# Task objective:
Report the count of lines containing the word "chart" in the entries below, and nothing more.

── Material provided

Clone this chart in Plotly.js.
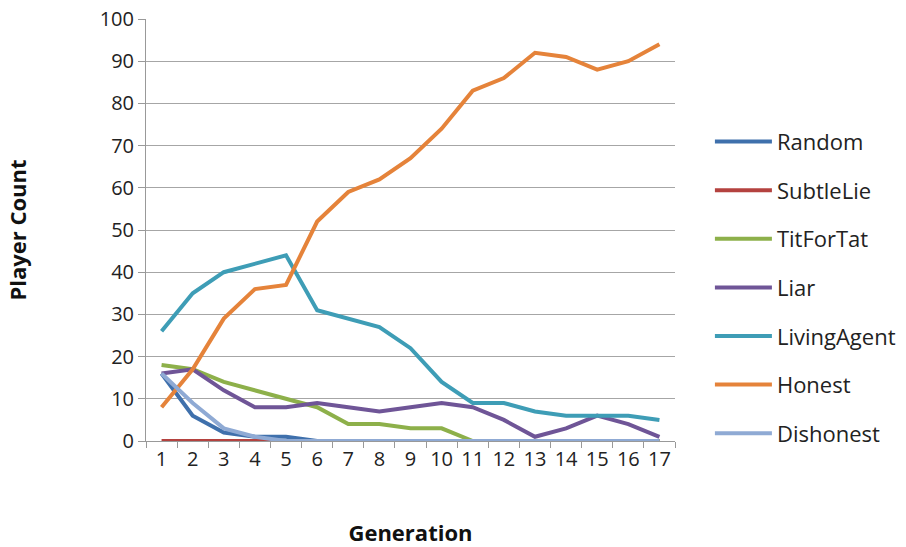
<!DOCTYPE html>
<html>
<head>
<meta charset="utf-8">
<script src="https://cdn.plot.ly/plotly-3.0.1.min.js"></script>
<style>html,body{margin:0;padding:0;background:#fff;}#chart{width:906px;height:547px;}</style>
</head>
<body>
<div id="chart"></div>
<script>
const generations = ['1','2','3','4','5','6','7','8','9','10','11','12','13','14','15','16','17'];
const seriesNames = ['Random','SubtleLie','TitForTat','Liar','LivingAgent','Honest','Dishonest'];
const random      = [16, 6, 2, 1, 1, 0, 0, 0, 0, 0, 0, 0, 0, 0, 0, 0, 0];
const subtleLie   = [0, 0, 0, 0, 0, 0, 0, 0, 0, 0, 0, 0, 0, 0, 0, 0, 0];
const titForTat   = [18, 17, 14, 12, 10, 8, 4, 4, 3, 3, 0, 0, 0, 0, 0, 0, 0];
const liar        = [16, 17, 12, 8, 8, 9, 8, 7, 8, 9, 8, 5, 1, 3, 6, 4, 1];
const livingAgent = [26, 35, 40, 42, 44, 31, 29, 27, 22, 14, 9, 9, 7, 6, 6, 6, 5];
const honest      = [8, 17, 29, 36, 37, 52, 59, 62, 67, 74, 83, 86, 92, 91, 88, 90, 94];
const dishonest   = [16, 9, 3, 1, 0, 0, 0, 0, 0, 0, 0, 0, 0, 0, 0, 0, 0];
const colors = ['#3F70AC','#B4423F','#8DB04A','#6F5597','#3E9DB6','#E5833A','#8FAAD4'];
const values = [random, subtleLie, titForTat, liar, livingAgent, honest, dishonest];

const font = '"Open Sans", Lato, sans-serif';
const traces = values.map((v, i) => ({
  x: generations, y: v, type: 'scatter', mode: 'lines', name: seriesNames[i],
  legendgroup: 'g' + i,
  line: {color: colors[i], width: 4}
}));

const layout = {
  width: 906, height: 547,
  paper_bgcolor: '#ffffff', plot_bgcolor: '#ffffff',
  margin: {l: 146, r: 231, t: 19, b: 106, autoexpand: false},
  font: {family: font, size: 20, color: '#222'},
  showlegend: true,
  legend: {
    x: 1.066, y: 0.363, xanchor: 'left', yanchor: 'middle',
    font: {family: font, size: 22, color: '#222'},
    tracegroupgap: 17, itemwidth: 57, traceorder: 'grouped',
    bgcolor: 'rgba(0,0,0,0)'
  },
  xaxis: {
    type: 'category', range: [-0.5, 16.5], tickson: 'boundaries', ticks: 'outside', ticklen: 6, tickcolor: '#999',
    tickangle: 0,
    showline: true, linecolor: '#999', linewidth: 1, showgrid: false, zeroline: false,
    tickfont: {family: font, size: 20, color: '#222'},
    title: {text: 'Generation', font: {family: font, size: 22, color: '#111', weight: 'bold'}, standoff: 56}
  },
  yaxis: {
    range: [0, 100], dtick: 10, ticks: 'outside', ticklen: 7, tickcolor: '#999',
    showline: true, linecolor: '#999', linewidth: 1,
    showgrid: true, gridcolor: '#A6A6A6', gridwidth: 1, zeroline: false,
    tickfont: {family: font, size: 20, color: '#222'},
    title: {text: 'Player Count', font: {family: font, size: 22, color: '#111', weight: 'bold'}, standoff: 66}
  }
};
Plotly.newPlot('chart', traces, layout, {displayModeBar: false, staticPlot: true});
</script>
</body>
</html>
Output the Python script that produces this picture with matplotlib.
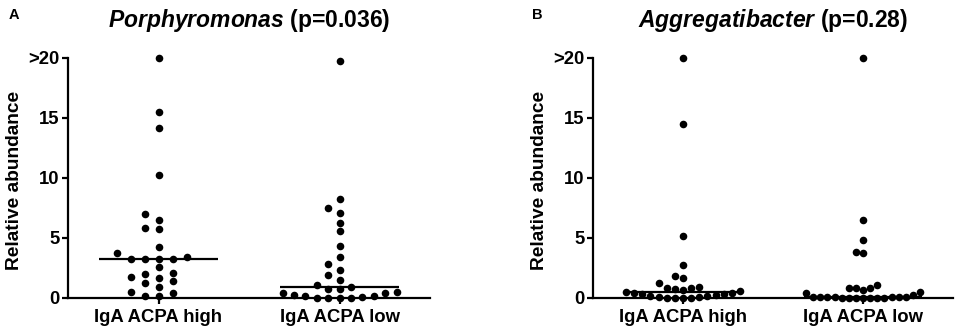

────

# Solution to the problem:
4